To give a bit more context to Ava Chow's answer: the reason why this isn't any easier is that the concept of "importing a private key" is an insufficient method for describing what a wallet should do, and the wrong way to think about wallets in the first place. While it is possible to convert wallets with keys imported to them to approximately equivalent descriptor wallets, this does not mean that it's the best way when importing things. Descriptors and descriptor wallets allow you to be precise about what you want to import, and the importdescriptors
RPC lets you do that.
In more detail, this is roughly the philosophy behind the two types of wallets supported by Bitcoin Core:
- Legacy wallets: A legacy wallet is a collection of private keys, and loosely structured additional information such as scripts and addresses. Any output which can be spent or observed with those keys/scripts/addresses is considered to "belong" to the wallet. If you import a new key to a wallet, this immediately results in treating payments to the P2PK, P2PKH, P2WPKH, P2SH-P2WPKH, and possibly more, addresses derived from that key to be watched. This is inefficient, hard to describe and reason about, and just doesn't scale well with new wallet constructions being added (e.g. P2TR), and even harder to deal with when multisig across devices or participants is added.
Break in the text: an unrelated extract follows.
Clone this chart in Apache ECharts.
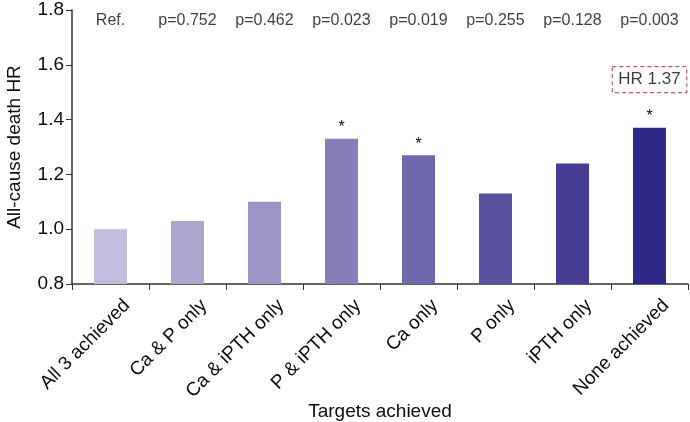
<!DOCTYPE html>
<html>
<head>
<meta charset="utf-8">
<script src="https://cdn.jsdelivr.net/npm/echarts@6/dist/echarts.min.js"></script>
<style>
  html, body { margin: 0; padding: 0; background: #fff; }
  #chart { width: 690px; height: 422px; }
</style>
</head>
<body>
<div id="chart"></div>
<script>
// 数据
const categories = ["All 3 achieved", "Ca & P only", "Ca & iPTH only", "P & iPTH only", "Ca only", "P only", "iPTH only", "None achieved"];
const hrValues = [1.0, 1.03, 1.10, 1.33, 1.27, 1.13, 1.24, 1.37];
const pLabels = ["Ref.", "p=0.752", "p=0.462", "p=0.023", "p=0.019", "p=0.255", "p=0.128", "p=0.003"];
const significant = [false, false, false, true, true, false, false, true];
const barColors = ["#c1bedd", "#aba7cf", "#9a95c5", "#867fb9", "#6f68ad", "#5a529f", "#453e93", "#2f2886"];
const yTicks = [0.8, 1.0, 1.2, 1.4, 1.6, 1.8];

const FONT = "Liberation Sans";
const TEXT = "#0d0d0d";

const chart = echarts.init(document.getElementById("chart"));

const option = {
	animation: false,
	grid: { left: 72, right: 2, top: 10, bottom: 138, outerBoundsMode: "none", containLabel: false },
	xAxis: {
		type: "category",
		data: categories,
		name: "Targets achieved",
		nameLocation: "middle",
		nameGap: 118,
		nameMoveOverlap: false,
		nameTextStyle: { fontFamily: FONT, fontSize: 19, color: TEXT },
		axisLine: { lineStyle: { color: "#333", width: 1.5 } },
		axisTick: { show: true, length: 6, lineStyle: { color: "#333" } },
		axisLabel: {
			rotate: 45,
			interval: 0,
			margin: 2,
			// 标签整体往右下偏一点
			verticalAlign: "top",
			padding: [14, 0, 0, 0],
			fontFamily: FONT,
			fontSize: 19,
			color: TEXT
		}
	},
	yAxis: {
		type: "value",
		min: 0.8,
		max: 1.8,
		interval: 0.2,
		name: "All-cause death HR",
		nameLocation: "middle",
		nameGap: 48,
		nameMoveOverlap: false,
		nameTextStyle: { fontFamily: FONT, fontSize: 19, color: TEXT },
		splitLine: { show: false },
		axisLine: { show: true, lineStyle: { color: "#333", width: 1.5 } },
		axisTick: { show: true, length: 6, lineStyle: { color: "#333" } },
		axisLabel: {
			fontFamily: FONT,
			fontSize: 19,
			color: TEXT,
			margin: 8,
			formatter: (v) => (yTicks.some((t) => Math.abs(t - v) < 1e-6) ? v.toFixed(1) : "")
		}
	},
	series: [
		{
			type: "bar",
			barWidth: 33,
			data: hrValues.map((v, i) => ({ value: v, itemStyle: { color: barColors[i] } })),
			label: {
				show: true,
				position: "top",
				distance: 3,
				fontFamily: FONT,
				fontSize: 16,
				color: TEXT,
				formatter: (p) => (significant[p.dataIndex] ? "*" : "")
			}
		},
		{
			// p 值文字
			type: "scatter",
			symbolSize: 0,
			silent: true,
			data: pLabels.map(() => 1.763),
			label: {
				show: true,
				position: "inside",
				fontFamily: FONT,
				fontSize: 16,
				color: TEXT,
				formatter: (p) => pLabels[p.dataIndex]
			}
		},
		{
			// HR 1.37 虚线框
			type: "scatter",
			symbolSize: 0,
			silent: true,
			data: [[7, 1.546]],
			label: {
				show: true,
				position: "inside",
				formatter: "HR " + hrValues[7].toFixed(2),
				fontFamily: FONT,
				fontSize: 17,
				color: TEXT,
				borderColor: "#b83232",
				borderWidth: 1.2,
				borderType: [4, 3],
				padding: [5, 6, 4, 6]
			}
		}
	]
};

chart.setOption(option);
</script>
</body>
</html>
- Descriptor wallets. In a descriptor wallet, the outputs considered part of the wallet can be described exactly using a simple "language" which contains all metadata about how the keys are used. If you want just P2PKH addresses derived from a key, you can say that. If you want P2SH-wrapped P2WSH multisig across multiple devices you can say that too, and it will work exactly the same.
In short: the old model of how we thought of wallets wasn't manageable anymore, and "importing a key" only made sense in that kind of thinking. In the new model, you don't import keys, you import a description of exactly what you want the wallet to do.